Another element of “defense” under this weapons department is protecting people from external detrimental forces. This would mean defending a team member from an irate customer or another form of external criticism. Even if your employee is fully capable of “taking the heat,” if you, as the leader, simply stand there and don’t take ownership of the situation, you are abdicating your role.
Just picture what it would look like if a “boss” stood idly by as a customer “blew up” at one of the employees? My immediate thought would be “who is the leader here!?” Contrast that to a leader who witnesses an employee having a hard time with a customer, and then actively steps into the situation to be the one to accept the customer’s grievance. Which type of leader would you rather have?

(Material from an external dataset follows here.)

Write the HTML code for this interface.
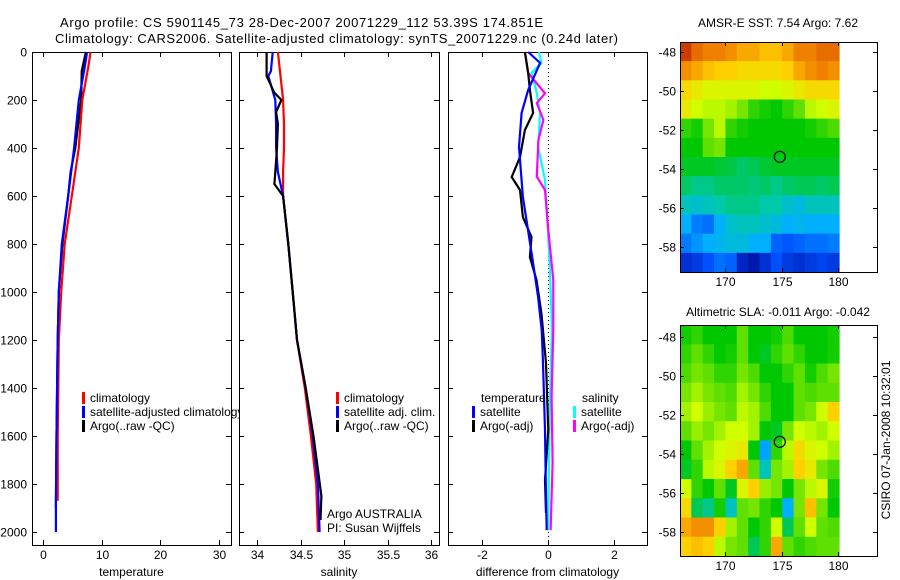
<!DOCTYPE html>
<html><head><meta charset="utf-8"><style>
body{margin:0;background:#fff;}
svg{display:block;font-family:"Liberation Sans",sans-serif;}
</style></head><body>
<svg id="c" width="900" height="580" viewBox="0 0 900 580" xmlns="http://www.w3.org/2000/svg">
<rect width="900" height="580" fill="#fff"/>
<text x="60" y="27" font-size="13" textLength="483">Argo profile: CS 5901145_73 28-Dec-2007 20071229_112 53.39S 174.851E</text>
<text x="55" y="43" font-size="13" textLength="563">Climatology: CARS2006. Satellite-adjusted climatology: synTS_20071229.nc (0.24d later)</text>
<g id="g"></g>
</svg>
<script>
// ---------- data ----------
const depthTicks=[0,200,400,600,800,1000,1200,1400,1600,1800,2000];
const tempTicks=[0,10,20,30];
const salTicks=[34,34.5,35,35.5,36];
const diffTicks=[-2,0,2];
const tClimDepth=[0,50,200,400,600,800,1000,1200,1400,1600,1870];
const tClim=[8.1,7.8,6.7,6.1,4.9,3.7,3.1,2.7,2.6,2.5,2.5];
const tSatDepth=[0,50,200,400,600,800,1000,1200,1400,1600,1880,2000];
const tSat=[7.5,7.2,6.1,5.3,4.3,3.2,2.7,2.5,2.4,2.3,2.2,2.2];
const tArgoDepth=[0,80,200,300,400,500,600,800,1000,1200,1400,1600,1900];
const tArgo=[7.3,6.6,6.5,6.0,5.5,4.7,4.3,3.3,2.7,2.5,2.4,2.3,2.2];
const sClimDepth=[0,100,200,300,400,500,600,800,1000,1200,1400,1600,1800,2000];
const sClim=[34.24,34.27,34.30,34.31,34.31,34.30,34.30,34.36,34.41,34.46,34.55,34.62,34.68,34.70];
const sSatDepth=[0,80,100,200,300,400,500,600,800,1000,1200,1400,1600,1800,2000];
const sSat=[34.18,34.16,34.13,34.21,34.22,34.22,34.24,34.30,34.36,34.41,34.46,34.56,34.64,34.70,34.72];
const sArgoDepth=[0,100,170,200,250,300,400,500,550,600,800,1000,1200,1400,1600,1850,1950];
const sArgo=[34.11,34.11,34.20,34.28,34.22,34.24,34.23,34.21,34.20,34.30,34.36,34.41,34.46,34.56,34.65,34.74,34.73];
const dSatTDepth=[0,46,158,254,396,604,879,1021,1158,1296,1575,1854,1992];
const dSatT=[-0.6,-0.24,-0.6,-0.8,-0.88,-0.76,-0.45,-0.3,-0.19,-0.15,-0.09,-0.06,-0.04];
const dArgoTDepth=[0,88,158,254,325,438,521,575,688,771,854,950,1088,1296,1575,1783,1921];
const dArgoT=[-0.7,-0.6,-0.55,-0.45,-0.7,-0.85,-1.1,-0.85,-0.76,-0.5,-0.55,-0.35,-0.2,-0.06,0.01,-0.09,-0.06];
const dSatSDepth=[0,46,88,158,254,396,533,671,879,1158,1436,1713,1992];
const dSatS=[-0.27,-0.2,-0.5,-0.36,-0.24,-0.3,-0.09,-0.03,0.05,0.12,0.06,0.03,0.0];
const dArgoSDepth=[0,88,172,213,283,367,519,575,742,950,1158,1436,1713,1992];
const dArgoS=[-0.7,-0.6,-0.09,-0.34,-0.14,-0.29,-0.34,-0.09,0.01,0.16,0.16,0.11,0.14,0.08];
const lonTicks=[170,175,180];
const latTicks=[-48,-50,-52,-54,-56,-58];
const sstGrid=[
[0.97,0.92,0.9,0.9,0.88,0.85,0.85,0.82,0.82,0.85,0.9,0.9,0.92,0.92],
[0.88,0.85,0.82,0.8,0.8,0.78,0.78,0.78,0.78,0.8,0.85,0.88,0.9,0.88],
[0.78,0.75,0.72,0.72,0.72,0.72,0.72,0.7,0.7,0.72,0.75,0.78,0.78,0.78],
[0.75,0.7,0.68,0.68,0.66,0.62,0.55,0.52,0.5,0.55,0.6,0.68,0.7,0.72],
[0.55,0.52,0.62,0.68,0.55,0.52,0.5,0.5,0.5,0.5,0.5,0.52,0.55,0.58],
[0.5,0.5,0.6,0.62,0.5,0.5,0.5,0.5,0.5,0.5,0.5,0.5,0.5,0.5],
[0.48,0.48,0.48,0.47,0.46,0.44,0.45,0.47,0.48,0.48,0.48,0.48,0.48,0.48],
[0.44,0.42,0.42,0.44,0.44,0.44,0.43,0.44,0.42,0.44,0.45,0.45,0.44,0.45],
[0.38,0.36,0.38,0.4,0.42,0.42,0.42,0.4,0.4,0.36,0.34,0.38,0.38,0.38],
[0.3,0.22,0.2,0.3,0.36,0.38,0.38,0.36,0.34,0.3,0.32,0.3,0.3,0.3],
[0.22,0.26,0.3,0.32,0.34,0.34,0.3,0.3,0.18,0.16,0.18,0.2,0.2,0.22],
[0.08,0.1,0.15,0.2,0.18,0.05,0.02,0.08,0.15,0.1,0.08,0.1,0.12,0.1]];
const slaGrid=[
[0.52,0.55,0.5,0.5,0.5,0.6,0.5,0.5,0.52,0.58,0.5,0.5,0.5,0.52],
[0.55,0.6,0.55,0.5,0.52,0.6,0.5,0.48,0.55,0.6,0.55,0.5,0.5,0.52],
[0.58,0.62,0.6,0.55,0.55,0.62,0.58,0.5,0.5,0.55,0.6,0.52,0.58,0.62],
[0.62,0.66,0.62,0.6,0.58,0.66,0.62,0.55,0.5,0.5,0.6,0.58,0.6,0.6],
[0.66,0.7,0.65,0.62,0.6,0.68,0.66,0.58,0.5,0.5,0.6,0.62,0.7,0.8],
[0.6,0.65,0.62,0.66,0.7,0.7,0.66,0.5,0.48,0.62,0.7,0.68,0.66,0.7],
[0.5,0.6,0.66,0.7,0.72,0.75,0.5,0.28,0.55,0.68,0.78,0.72,0.7,0.66],
[0.48,0.55,0.68,0.72,0.8,0.85,0.6,0.38,0.62,0.66,0.8,0.75,0.62,0.58],
[0.7,0.55,0.5,0.6,0.48,0.72,0.8,0.65,0.62,0.5,0.62,0.68,0.72,0.52],
[0.78,0.45,0.42,0.52,0.38,0.6,0.62,0.55,0.5,0.3,0.62,0.82,0.62,0.5],
[0.85,0.88,0.88,0.8,0.66,0.6,0.5,0.55,0.7,0.45,0.6,0.7,0.6,0.58],
[0.8,0.82,0.8,0.68,0.62,0.6,0.45,0.55,0.85,0.6,0.55,0.58,0.6,0.6]];
const floatLon=174.85, floatLat=-53.39;

// ---------- helpers ----------
const NS="http://www.w3.org/2000/svg";
const G=document.getElementById('g');
function mk(tag,attrs,parent){const e=document.createElementNS(NS,tag);for(const k in attrs)e.setAttribute(k,attrs[k]);(parent||G).appendChild(e);return e;}
function txt(x,y,s,anchor,size,name){const t=mk('text',{x:x,y:y,'font-size':size||12,'text-anchor':anchor||'start'});t.textContent=s;


return t;}
const TOP=52,BOT=545;
const yD=d=>TOP+d*0.24;
const panels=[
 {x0:32,x1:231,fx:v=>43+v*5.87,ticks:tempTicks,label:'temperature',name:'temperature-panel'},
 {x0:239,x1:439,fx:v=>257+(v-34)*87,ticks:salTicks,label:'salinity',name:'salinity-panel'},
 {x0:448,x1:647,fx:v=>548+v*33,ticks:diffTicks,label:'difference from climatology',name:'difference-panel'}];
function drawPanel(p,i){
 const r=mk('rect',{x:p.x0+0.5,y:TOP+0.5,width:p.x1-p.x0,height:BOT-TOP,fill:'#fff',stroke:'#000','stroke-width':1});
 
 
 p.ticks.forEach(v=>{const x=Math.round(p.fx(v))+0.5;
  mk('line',{x1:x,x2:x,y1:TOP,y2:TOP+5,stroke:'#000'});
  mk('line',{x1:x,x2:x,y1:BOT,y2:BOT-5,stroke:'#000'});
  txt(x,559,String(v),'middle',12,'x-tick-label');});
 depthTicks.forEach(d=>{const y=Math.round(yD(d))+0.5;
  mk('line',{x1:p.x0,x2:p.x0+5,y1:y,y2:y,stroke:'#000'});
  mk('line',{x1:p.x1,x2:p.x1-5,y1:y,y2:y,stroke:'#000'});
  if(i===0) txt(27,y+4,String(d),'end',12,'y-tick-label');});
 txt((p.x0+p.x1)/2,576,p.label,'middle',12,'x-axis-title');
}
function line(p,xs,ds,color,name){
 const pts=xs.map((v,k)=>p.fx(v).toFixed(1)+','+yD(ds[k]).toFixed(1)).join(' ');
 const l=mk('polyline',{points:pts,fill:'none',stroke:color,'stroke-width':2.2});
 
 
}
function legend(x,y,color,s,name){
 mk('rect',{x:x,y:y-6,width:3,height:12,fill:color});
 txt(x+8,y+4,s,'start',12,name);
}
// panel 1
drawPanel(panels[0],0);
line(panels[0],tArgo,tArgoDepth,'#000','temp-argo-line');
line(panels[0],tClim,tClimDepth,'#f00','temp-climatology-line');
line(panels[0],tSat,tSatDepth,'#00f','temp-satellite-line');
legend(82,398,'#f00','climatology','legend-climatology');
legend(82,412,'#00f','satellite-adjusted climatology','legend-satellite-adjusted');
legend(82,426,'#000','Argo(..raw -QC)','legend-argo');
// panel 2
drawPanel(panels[1],1);
line(panels[1],sClim,sClimDepth,'#f00','sal-climatology-line');
line(panels[1],sSat,sSatDepth,'#00f','sal-satellite-line');
line(panels[1],sArgo,sArgoDepth,'#000','sal-argo-line');
legend(336,398,'#f00','climatology','legend-sal-climatology');
legend(336,412,'#00f','satellite adj. clim.','legend-sal-satellite');
legend(336,426,'#000','Argo(..raw -QC)','legend-sal-argo');
txt(327,518,'Argo AUSTRALIA','start',12,'float-owner-label');
txt(327,532,'PI: Susan Wijffels','start',12,'pi-label');
// panel 3
drawPanel(panels[2],2);
mk('line',{x1:548.5,x2:548.5,y1:TOP,y2:BOT,stroke:'#000','stroke-dasharray':'1,3'});
line(panels[2],dSatS,dSatSDepth,'#0ff','diff-sal-satellite-line');
line(panels[2],dArgoS,dArgoSDepth,'#f0f','diff-sal-argo-line');
line(panels[2],dArgoT,dArgoTDepth,'#000','diff-temp-argo-line');
line(panels[2],dSatT,dSatTDepth,'#00f','diff-temp-satellite-line');
txt(481,402,'temperature','start',12,'legend-temperature-heading');
legend(472,412,'#00f','satellite','legend-temp-satellite');
legend(472,426,'#000','Argo(-adj)','legend-temp-argo');
txt(582,402,'salinity','start',12,'legend-salinity-heading');
legend(573,412,'#0ff','satellite','legend-sal-sat');
legend(573,426,'#f0f','Argo(-adj)','legend-sal-argo-adj');

// ---------- maps ----------
const stops=[[0,[0,16,160]],[0.15,[0,80,255]],[0.3,[0,176,255]],[0.4,[0,200,170]],[0.5,[0,200,0]],[0.6,[96,224,0]],[0.7,[208,255,0]],[0.8,[255,208,0]],[0.9,[240,128,0]],[1,[192,32,0]]];
function cmap(v){for(let i=1;i<stops.length;i++){if(v<=stops[i][0]){const a=stops[i-1],b=stops[i],t=(v-a[0])/(b[0]-a[0]);
 return 'rgb('+a[1].map((c,k)=>Math.round(c+(b[1][k]-c)*t)).join(',')+')';}}return 'rgb(192,32,0)';}
function drawMap(grid,top,bot,lat48y,title,titleY,name){
 const L=680,R=877,imgR=839;
 const fx=lon=>725+(lon-170)*11.3;
 const fy=lat=>lat48y+(-48-lat)*19.45;
 txt(778,titleY,title,'middle',12,name+'-title');
 const rows=grid.length,cols=grid[0].length;
 const cw=(imgR-L)/cols, rh=(bot-top)/rows;
 grid.forEach((row,r)=>row.forEach((v,c)=>{
  const e=mk('rect',{x:(L+c*cw).toFixed(2),y:(top+r*rh).toFixed(2),width:(cw+0.6).toFixed(2),height:(rh+0.6).toFixed(2),fill:cmap(v)});
  
  
 }));
 const b=mk('rect',{x:L+0.5,y:top+0.5,width:R-L,height:bot-top,fill:'none',stroke:'#000'});
 
 
 lonTicks.forEach(v=>{const x=Math.round(fx(v))+0.5;
  mk('line',{x1:x,x2:x,y1:top,y2:top+4,stroke:'#000'});
  mk('line',{x1:x,x2:x,y1:bot,y2:bot-4,stroke:'#000'});
  txt(x,bot+14,String(v),'middle',12,name+'-lon-label');});
 latTicks.forEach(v=>{const y=Math.round(fy(v))+0.5;
  mk('line',{x1:L,x2:L+4,y1:y,y2:y,stroke:'#000'});
  mk('line',{x1:R,x2:R-4,y1:y,y2:y,stroke:'#000'});
  txt(676,y+4,String(v),'end',12,name+'-lat-label');});
 const c=mk('circle',{cx:fx(floatLon),cy:fy(floatLat),r:5.5,fill:'none',stroke:'#000','stroke-width':1.2});
 
 
}
drawMap(sstGrid,42,272,52,'AMSR-E SST: 7.54  Argo: 7.62',27,'sst-map');
drawMap(slaGrid,325,556,337,'Altimetric SLA: -0.011  Argo: -0.042',316,'sla-map');
const stamp=txt(0,0,'CSIRO 07-Jan-2008 10:32:01','middle',12,'timestamp-label');
stamp.setAttribute('transform','translate(890,440) rotate(-90)');
</script>
</body></html>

Situations that require correction and input from you will come up quickly. If you don’t maintain a baseline mental readiness that will allow you to speak up promptly, then your weapons department will suffer, and your leadership performance will follow.
To review, how are your three departments performing for you? Just remember these three topics and the themes that go with them, and you’ll be a little better each day.
Navigation: Are you involved in “voyage plan” (long-range) planning and execution in the correct way? Give your intent, let your team develop the plan for your approval, and position yourself so you can monitor progress while maintaining objectivity?
Engineering: Have you enabled reliable and predictable expectations that allow your team to run smoothly, like a well-oiled machine?
Weapons: Are you mentally ready to defend your people against the forces that inevitably intrude and detract from your desired organizational culture and values?